[Plotting code records]
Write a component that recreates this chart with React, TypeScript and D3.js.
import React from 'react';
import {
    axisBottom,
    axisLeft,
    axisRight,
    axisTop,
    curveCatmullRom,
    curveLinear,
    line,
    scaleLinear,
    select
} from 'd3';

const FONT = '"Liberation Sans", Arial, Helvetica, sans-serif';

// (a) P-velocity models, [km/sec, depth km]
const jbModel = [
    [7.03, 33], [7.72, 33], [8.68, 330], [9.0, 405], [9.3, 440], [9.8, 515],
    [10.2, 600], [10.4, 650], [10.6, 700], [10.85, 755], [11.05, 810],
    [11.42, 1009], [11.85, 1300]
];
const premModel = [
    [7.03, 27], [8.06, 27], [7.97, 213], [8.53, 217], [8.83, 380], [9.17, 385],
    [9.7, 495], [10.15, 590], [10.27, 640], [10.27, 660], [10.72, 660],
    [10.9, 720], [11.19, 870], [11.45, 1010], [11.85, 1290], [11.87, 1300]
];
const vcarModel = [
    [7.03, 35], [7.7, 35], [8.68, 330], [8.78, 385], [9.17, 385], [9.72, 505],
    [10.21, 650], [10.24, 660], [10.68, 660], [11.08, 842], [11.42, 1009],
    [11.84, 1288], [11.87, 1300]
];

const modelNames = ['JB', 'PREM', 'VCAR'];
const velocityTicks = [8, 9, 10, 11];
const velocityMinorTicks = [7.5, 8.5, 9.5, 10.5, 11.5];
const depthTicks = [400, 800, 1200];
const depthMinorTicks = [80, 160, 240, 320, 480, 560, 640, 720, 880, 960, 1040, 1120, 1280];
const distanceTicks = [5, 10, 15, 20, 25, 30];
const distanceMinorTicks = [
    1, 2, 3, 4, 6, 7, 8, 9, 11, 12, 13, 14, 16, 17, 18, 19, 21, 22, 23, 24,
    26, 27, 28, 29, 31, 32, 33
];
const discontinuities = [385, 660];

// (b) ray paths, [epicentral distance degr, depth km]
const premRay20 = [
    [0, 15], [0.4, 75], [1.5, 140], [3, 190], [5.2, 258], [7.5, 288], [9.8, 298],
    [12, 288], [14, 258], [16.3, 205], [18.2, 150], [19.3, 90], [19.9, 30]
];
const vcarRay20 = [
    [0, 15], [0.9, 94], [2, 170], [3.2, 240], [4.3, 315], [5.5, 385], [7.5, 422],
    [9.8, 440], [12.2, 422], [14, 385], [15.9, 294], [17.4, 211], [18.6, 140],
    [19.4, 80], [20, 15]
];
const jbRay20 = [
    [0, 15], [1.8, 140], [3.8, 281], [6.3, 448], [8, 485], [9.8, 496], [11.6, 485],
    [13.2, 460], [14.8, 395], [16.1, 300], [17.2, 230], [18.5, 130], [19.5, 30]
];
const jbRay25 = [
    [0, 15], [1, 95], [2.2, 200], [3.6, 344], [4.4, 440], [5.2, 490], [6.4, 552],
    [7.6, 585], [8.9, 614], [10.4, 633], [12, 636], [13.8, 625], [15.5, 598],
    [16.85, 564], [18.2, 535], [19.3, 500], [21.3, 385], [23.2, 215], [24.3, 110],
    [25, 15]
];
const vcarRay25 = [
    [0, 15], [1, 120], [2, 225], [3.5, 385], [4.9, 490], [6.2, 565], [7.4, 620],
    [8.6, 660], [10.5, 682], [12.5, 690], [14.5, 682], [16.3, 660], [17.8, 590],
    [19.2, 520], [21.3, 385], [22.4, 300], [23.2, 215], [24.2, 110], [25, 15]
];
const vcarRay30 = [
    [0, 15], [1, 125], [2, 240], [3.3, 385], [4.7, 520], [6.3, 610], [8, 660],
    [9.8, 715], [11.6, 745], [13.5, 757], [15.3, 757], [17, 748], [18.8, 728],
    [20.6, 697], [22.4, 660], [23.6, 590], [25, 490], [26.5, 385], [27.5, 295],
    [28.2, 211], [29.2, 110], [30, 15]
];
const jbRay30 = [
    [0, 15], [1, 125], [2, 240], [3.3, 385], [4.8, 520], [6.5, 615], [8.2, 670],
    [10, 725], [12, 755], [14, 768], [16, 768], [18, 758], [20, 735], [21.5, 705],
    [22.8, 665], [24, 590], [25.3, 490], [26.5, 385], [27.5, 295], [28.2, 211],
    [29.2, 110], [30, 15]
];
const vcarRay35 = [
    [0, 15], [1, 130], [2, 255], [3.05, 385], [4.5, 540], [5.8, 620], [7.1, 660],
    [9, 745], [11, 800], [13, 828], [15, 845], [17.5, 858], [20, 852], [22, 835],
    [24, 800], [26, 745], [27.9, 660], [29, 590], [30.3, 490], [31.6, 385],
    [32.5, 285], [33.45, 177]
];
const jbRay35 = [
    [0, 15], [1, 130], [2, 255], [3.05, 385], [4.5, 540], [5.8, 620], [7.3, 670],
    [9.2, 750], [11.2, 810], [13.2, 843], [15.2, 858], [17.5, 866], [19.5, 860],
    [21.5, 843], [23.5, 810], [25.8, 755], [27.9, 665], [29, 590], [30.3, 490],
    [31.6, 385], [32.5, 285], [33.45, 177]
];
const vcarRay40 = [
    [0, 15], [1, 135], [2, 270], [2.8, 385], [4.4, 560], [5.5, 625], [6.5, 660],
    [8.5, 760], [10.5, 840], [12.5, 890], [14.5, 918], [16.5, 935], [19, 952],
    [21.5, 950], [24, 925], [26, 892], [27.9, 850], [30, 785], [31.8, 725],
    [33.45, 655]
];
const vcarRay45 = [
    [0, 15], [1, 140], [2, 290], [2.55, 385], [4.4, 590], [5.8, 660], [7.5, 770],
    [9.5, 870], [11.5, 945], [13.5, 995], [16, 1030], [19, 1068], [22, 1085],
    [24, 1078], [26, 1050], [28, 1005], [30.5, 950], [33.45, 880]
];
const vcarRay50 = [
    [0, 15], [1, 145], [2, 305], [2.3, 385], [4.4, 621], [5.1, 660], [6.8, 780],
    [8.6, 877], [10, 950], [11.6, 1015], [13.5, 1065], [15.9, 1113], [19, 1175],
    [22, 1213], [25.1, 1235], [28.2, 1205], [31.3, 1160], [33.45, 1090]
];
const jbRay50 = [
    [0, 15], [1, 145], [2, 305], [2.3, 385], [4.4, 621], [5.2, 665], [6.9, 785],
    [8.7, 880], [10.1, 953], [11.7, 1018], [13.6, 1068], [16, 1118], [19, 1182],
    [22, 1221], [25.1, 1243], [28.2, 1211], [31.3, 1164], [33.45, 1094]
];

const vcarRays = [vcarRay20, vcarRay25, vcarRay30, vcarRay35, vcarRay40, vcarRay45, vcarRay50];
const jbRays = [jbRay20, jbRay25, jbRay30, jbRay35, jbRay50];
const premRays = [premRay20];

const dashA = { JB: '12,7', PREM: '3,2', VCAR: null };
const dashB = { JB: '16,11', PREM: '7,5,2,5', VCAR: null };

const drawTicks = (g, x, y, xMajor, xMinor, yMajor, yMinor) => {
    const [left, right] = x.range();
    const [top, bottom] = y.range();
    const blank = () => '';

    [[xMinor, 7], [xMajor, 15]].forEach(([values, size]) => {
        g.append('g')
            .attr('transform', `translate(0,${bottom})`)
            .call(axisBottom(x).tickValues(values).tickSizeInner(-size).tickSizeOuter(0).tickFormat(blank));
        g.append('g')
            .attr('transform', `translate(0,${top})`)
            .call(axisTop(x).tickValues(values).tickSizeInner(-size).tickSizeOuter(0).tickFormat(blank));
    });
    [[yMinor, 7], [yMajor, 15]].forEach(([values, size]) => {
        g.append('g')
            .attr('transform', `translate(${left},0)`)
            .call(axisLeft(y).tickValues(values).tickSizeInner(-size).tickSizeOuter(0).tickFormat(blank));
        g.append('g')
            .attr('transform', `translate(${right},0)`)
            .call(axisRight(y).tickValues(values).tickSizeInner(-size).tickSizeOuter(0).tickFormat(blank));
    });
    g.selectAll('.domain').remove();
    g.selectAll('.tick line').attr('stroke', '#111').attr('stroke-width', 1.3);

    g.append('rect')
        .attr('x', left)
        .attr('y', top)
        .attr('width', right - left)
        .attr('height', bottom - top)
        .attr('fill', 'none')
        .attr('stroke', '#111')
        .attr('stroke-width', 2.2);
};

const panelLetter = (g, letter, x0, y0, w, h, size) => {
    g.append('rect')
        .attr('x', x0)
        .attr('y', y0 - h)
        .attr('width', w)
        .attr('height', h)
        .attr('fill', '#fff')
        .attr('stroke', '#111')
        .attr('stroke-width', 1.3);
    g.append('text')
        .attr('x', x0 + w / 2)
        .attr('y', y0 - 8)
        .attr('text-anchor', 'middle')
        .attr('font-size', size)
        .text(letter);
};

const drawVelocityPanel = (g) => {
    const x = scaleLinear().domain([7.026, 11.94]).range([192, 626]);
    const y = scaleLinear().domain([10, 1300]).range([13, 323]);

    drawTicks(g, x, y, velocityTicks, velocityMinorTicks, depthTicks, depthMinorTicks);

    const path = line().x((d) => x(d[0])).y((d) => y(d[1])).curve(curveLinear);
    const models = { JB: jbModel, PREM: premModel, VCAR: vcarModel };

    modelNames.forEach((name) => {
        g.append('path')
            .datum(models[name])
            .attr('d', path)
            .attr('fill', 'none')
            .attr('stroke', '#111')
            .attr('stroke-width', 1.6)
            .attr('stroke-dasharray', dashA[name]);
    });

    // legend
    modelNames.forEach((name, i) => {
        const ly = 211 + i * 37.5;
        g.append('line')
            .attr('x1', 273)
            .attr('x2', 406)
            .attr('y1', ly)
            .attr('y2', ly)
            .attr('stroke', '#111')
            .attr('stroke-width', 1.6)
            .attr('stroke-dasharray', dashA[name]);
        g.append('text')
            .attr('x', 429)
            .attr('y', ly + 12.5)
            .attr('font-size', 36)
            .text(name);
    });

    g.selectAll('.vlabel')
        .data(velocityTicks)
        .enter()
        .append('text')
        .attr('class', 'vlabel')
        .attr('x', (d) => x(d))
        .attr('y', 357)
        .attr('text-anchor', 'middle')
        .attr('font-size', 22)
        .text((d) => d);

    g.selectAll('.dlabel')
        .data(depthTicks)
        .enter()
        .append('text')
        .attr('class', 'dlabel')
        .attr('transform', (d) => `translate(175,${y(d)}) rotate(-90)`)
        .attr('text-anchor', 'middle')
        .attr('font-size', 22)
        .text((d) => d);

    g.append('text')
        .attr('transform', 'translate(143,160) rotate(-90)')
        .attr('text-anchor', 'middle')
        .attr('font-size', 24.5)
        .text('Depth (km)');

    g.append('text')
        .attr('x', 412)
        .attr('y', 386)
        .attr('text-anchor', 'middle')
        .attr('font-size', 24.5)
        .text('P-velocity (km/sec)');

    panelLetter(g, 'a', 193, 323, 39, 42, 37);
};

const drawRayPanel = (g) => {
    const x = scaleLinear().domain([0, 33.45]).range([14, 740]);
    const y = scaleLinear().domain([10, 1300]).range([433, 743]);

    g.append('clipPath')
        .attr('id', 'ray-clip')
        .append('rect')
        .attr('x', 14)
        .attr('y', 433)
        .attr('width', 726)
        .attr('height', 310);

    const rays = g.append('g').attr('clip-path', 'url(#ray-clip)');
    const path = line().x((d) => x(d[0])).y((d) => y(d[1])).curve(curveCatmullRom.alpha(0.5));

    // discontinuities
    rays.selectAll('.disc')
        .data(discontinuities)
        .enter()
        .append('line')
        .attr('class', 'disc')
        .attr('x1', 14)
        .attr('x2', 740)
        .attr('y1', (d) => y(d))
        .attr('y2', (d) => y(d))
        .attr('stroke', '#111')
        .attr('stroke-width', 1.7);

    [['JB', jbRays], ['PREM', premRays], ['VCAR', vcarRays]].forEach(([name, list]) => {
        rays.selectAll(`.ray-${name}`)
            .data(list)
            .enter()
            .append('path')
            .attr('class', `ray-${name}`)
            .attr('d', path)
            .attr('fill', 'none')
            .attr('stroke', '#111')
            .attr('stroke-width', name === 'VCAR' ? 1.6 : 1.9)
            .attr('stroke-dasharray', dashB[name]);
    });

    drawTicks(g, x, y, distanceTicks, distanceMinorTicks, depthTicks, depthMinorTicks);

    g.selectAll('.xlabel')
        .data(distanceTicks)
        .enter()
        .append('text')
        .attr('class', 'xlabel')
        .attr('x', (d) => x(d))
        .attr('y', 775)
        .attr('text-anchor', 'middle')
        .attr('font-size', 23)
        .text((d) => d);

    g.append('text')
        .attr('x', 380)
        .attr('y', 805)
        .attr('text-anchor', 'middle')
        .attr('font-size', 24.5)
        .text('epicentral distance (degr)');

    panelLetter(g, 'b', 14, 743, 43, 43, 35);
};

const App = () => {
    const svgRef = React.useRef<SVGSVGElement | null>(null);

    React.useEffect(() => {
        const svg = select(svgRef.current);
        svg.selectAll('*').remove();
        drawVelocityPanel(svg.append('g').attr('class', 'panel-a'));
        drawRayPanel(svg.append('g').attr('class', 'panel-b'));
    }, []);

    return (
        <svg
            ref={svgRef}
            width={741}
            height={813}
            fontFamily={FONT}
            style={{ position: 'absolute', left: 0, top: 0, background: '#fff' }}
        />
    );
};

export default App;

---

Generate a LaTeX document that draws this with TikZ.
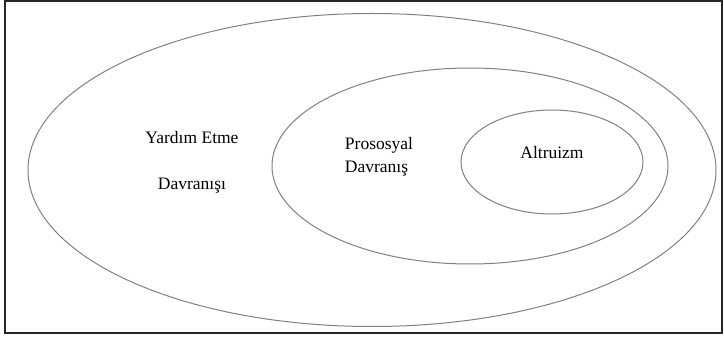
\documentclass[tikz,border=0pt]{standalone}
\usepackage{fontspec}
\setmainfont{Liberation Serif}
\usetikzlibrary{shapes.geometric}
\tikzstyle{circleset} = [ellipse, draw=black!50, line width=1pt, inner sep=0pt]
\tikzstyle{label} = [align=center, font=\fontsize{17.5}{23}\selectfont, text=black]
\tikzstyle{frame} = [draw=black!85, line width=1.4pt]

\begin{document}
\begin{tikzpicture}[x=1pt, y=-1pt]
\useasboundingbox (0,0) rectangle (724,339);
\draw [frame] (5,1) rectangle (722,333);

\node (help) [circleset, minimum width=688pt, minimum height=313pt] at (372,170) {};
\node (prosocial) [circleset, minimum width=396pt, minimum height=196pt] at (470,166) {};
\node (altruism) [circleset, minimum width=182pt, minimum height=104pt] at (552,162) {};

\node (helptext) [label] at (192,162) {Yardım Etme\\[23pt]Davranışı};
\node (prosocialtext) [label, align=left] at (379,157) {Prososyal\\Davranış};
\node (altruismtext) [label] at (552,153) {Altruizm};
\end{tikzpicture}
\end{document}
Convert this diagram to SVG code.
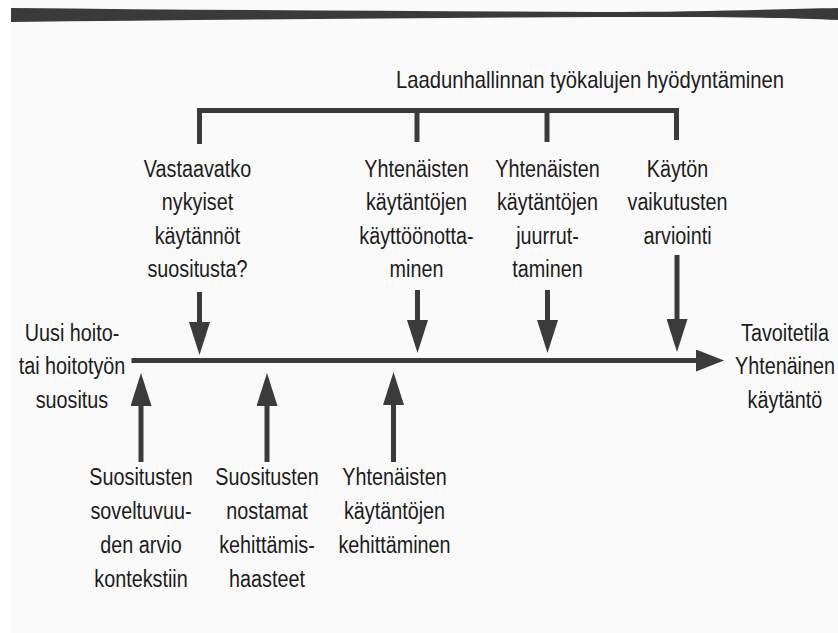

**What the exercise asks**
Identify and list each line with the word "that".

**Correct answer**
Write a component that recreates this chart with React, TypeScript and D3.js.
Generate a LaTeX document that draws this with TikZ.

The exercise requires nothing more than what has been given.